Millions of tonnes of trash are swirling around our oceans, originating from land and sea. Plastic is believed to constitute 90 per cent of all garbage found in our oceans, with every square kilometre of ocean containing almost 120,000 pieces of floating plastic according to UN estimates. Plastic is particularly ubiquitous and problematic because of its durability.
It does not biodegrade, but simply breaks into smaller and smaller particles that are then ingested by a variety of marine life, from plankton to marine turtles. As plastic accumulates in their digestive tract, animals are gradually choked or starved. Plastic also acts as a sponge for some of the worst toxins, persistent organic pollutants (POPs), adding to the toxic burden of marine life.
Over 100 million tonnes of plastic are produced each year, and it is estimated about 10 per cent of this makes its way to the ocean. As various plastic products are tossed by waves and wind, they gravitate towards calm spots in the ocean, creating areas with high concentrations of floating debris. In the North Pacific, a well-documented “trash vortex,” estimated to be the size of two times the U.S. is slowly swirling, with an astounding six kilograms of trash estimated for every kilogram of plankton!

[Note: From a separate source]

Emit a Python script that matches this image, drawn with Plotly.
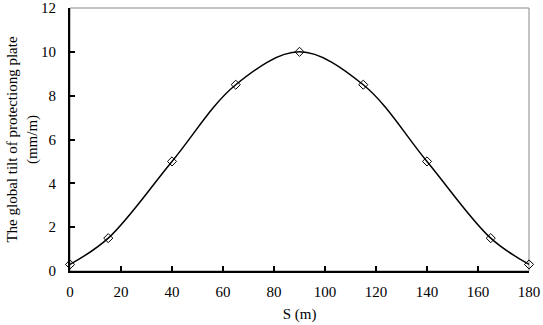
import plotly.graph_objects as go

s_m = [0, 15, 40, 65, 90, 115, 140, 165, 180]
tilt = [0.3, 1.5, 5.0, 8.5, 10.0, 8.5, 5.0, 1.5, 0.3]
x_ticks = [0, 20, 40, 60, 80, 100, 120, 140, 160, 180]
y_ticks = [0, 2, 4, 6, 8, 10, 12]

font = dict(family="Liberation Serif", size=15, color="black")

fig = go.Figure()
fig.add_trace(go.Scatter(
    x=s_m, y=tilt, mode="lines+markers",
    line=dict(color="black", width=1.5, shape="spline", smoothing=1.0),
    marker=dict(symbol="diamond-open", size=7, color="black", line=dict(width=1)),
    cliponaxis=False,
))

fig.update_layout(
    width=543, height=325,
    margin=dict(l=70, r=14, t=8, b=54),
    paper_bgcolor="white", plot_bgcolor="white",
    showlegend=False,
    font=font,
    shapes=[dict(type="rect", xref="paper", yref="paper", x0=0, y0=0, x1=1, y1=1,
                 line=dict(color="#888888", width=1), layer="below")],
)
fig.update_xaxes(
    range=[0, 180], tickvals=x_ticks, ticktext=[str(v) for v in x_ticks],
    ticks="inside", ticklen=5, tickwidth=1.5, automargin=False,
    tickcolor="black", showline=True, linecolor="black", linewidth=2,
    tickfont=font, showgrid=False, zeroline=False, ticklabelstandoff=6,
    title=dict(text="S (m)", standoff=9, font=font),
)
fig.update_yaxes(
    range=[0, 12], tickvals=y_ticks, ticktext=[str(v) for v in y_ticks],
    ticks="inside", ticklen=5, tickwidth=1.5, automargin=False,
    tickcolor="black", showline=True, linecolor="black", linewidth=2,
    tickfont=font, showgrid=False, zeroline=False, ticklabeloverflow="allow",
    ticklabelstandoff=9,
    title=dict(text="The global tilt of protectiong plate<br>(mm/m)", standoff=0, font=font),
)
fig.write_html("out.html")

Roaming trash is also a serious problem. Discarded or lost fishing gear float through the oceans, continuing to snag and drown cetaceans and sea turtles for years. As pieces of trash travel on the currents, various organisms jump aboard and sail into habitats where they can quickly become pests.
The irony is that the vast majority of this trash comes from land-based sources. About 80 per cent of the trash originates on land, with the other 20 per cent coming from commercial, recreational or military vessels and offshore oil and gas platforms.